'''

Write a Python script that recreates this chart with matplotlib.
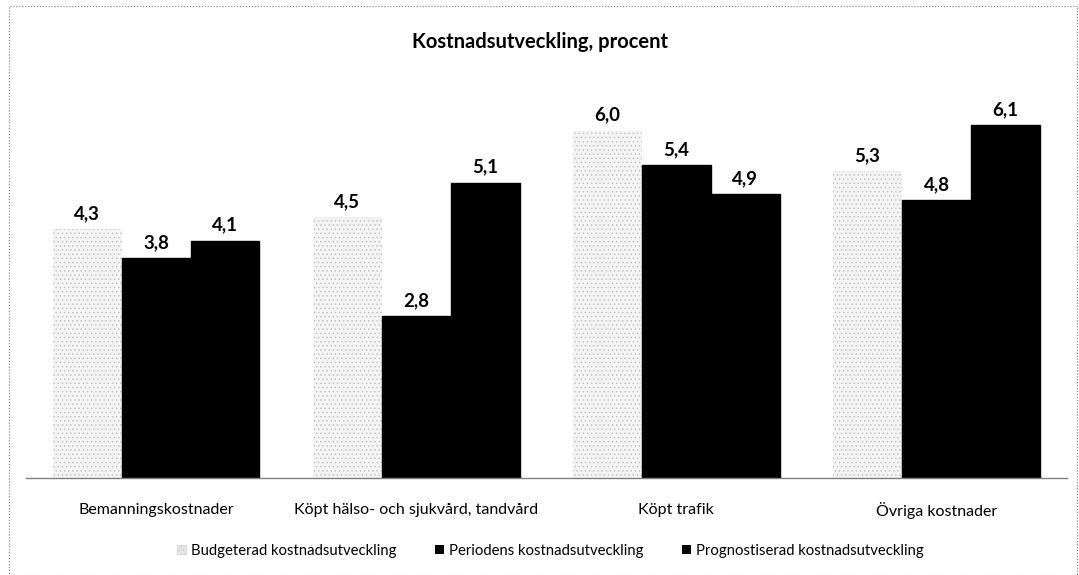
import matplotlib
matplotlib.use("Agg")
import matplotlib.pyplot as plt
import matplotlib.patches as mpatches
import numpy as np

plt.rcParams['font.family'] = ['Lato', 'DejaVu Sans']

categories = ["Bemanningskostnader", "Köpt hälso- och sjukvård, tandvård", "Köpt trafik", "Övriga kostnader"]
series_names = ["Budgeterad kostnadsutveckling", "Periodens kostnadsutveckling", "Prognostiserad kostnadsutveckling"]
budget = [4.3, 4.5, 6.0, 5.3]
perioden = [3.8, 2.8, 5.4, 4.8]
prognos = [4.1, 5.1, 4.9, 6.1]
title = "Kostnadsutveckling, procent"

plt.rcParams['hatch.color'] = '#c8c8c8'
plt.rcParams['hatch.linewidth'] = 0.5

fig = plt.figure(figsize=(10.79, 5.75), dpi=100)
ax = fig.add_axes([0.0241, 0.1687, 0.9644, 0.705])

x = np.arange(len(categories))
w = 0.265
series = [budget, perioden, prognos]
styles = [dict(facecolor='#f4f4f4', edgecolor='#bdbdbd', hatch='....', linewidth=0),
          dict(facecolor='black', edgecolor='black'),
          dict(facecolor='black', edgecolor='black')]
for i, (vals, st) in enumerate(zip(series, styles)):
    bars = ax.bar(x + (i - 1) * w, vals, w, label=series_names[i], **st)
    for b, v in zip(bars, vals):
        ax.annotate(f"{v:.1f}".replace('.', ','), (b.get_x() + b.get_width() / 2, v),
                    xytext=(0, 5), textcoords='offset points', ha='center', va='bottom',
                    fontsize=13.5, fontweight='bold')

ax.set_xlim(-0.5, 3.5)
ax.set_ylim(0, 7)
ax.set_yticks([])
ax.set_xticks(x)
ax.set_xticklabels([])
ax.tick_params(axis='x', length=0)
for xi, cat in zip(x, categories):
    ax.annotate(cat, (xi, 0), xytext=(0, -22), textcoords='offset points',
                ha='center', va='center_baseline', fontsize=11.5, annotation_clip=False)
for s in ['top', 'right', 'left']:
    ax.spines[s].set_visible(False)
ax.spines['bottom'].set_color('#808080')
ax.spines['bottom'].set_linewidth(1)

fig.text(0.5, 0.927, title, ha='center', va='center', fontsize=14.5, fontweight='bold')

handles = [mpatches.Patch(facecolor='#e6e6e6', edgecolor='#cfcfcf', hatch='....', linewidth=0.5),
           mpatches.Patch(facecolor='black'), mpatches.Patch(facecolor='black')]
fig.legend(handles, series_names, loc='center', bbox_to_anchor=(0.51, 0.042), ncol=3,
           frameon=False, fontsize=10.7, handlelength=0.6, handleheight=0.6,
           handletextpad=0.35, columnspacing=2.6)

border = mpatches.Rectangle((0.008, 0.0), 0.99, 0.99, transform=fig.transFigure,
                            fill=False, edgecolor='#777777', linestyle=':', linewidth=0.8)
fig.patches.append(border)

fig.savefig("out.png", dpi=100)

'''

§ **Given instruction**: Reproduce exactly the run of lines that opens the listing and closes with the line holding "ax = fig.add_axes([0.0241, 0.1687, 0.9644, 0.705])". Pictures are excluded.

§ **Full solution**:
Write a Python script that recreates this chart with matplotlib.
import matplotlib
matplotlib.use("Agg")
import matplotlib.pyplot as plt
import matplotlib.patches as mpatches
import numpy as np

plt.rcParams['font.family'] = ['Lato', 'DejaVu Sans']

categories = ["Bemanningskostnader", "Köpt hälso- och sjukvård, tandvård", "Köpt trafik", "Övriga kostnader"]
series_names = ["Budgeterad kostnadsutveckling", "Periodens kostnadsutveckling", "Prognostiserad kostnadsutveckling"]
budget = [4.3, 4.5, 6.0, 5.3]
perioden = [3.8, 2.8, 5.4, 4.8]
prognos = [4.1, 5.1, 4.9, 6.1]
title = "Kostnadsutveckling, procent"

plt.rcParams['hatch.color'] = '#c8c8c8'
plt.rcParams['hatch.linewidth'] = 0.5

fig = plt.figure(figsize=(10.79, 5.75), dpi=100)
ax = fig.add_axes([0.0241, 0.1687, 0.9644, 0.705])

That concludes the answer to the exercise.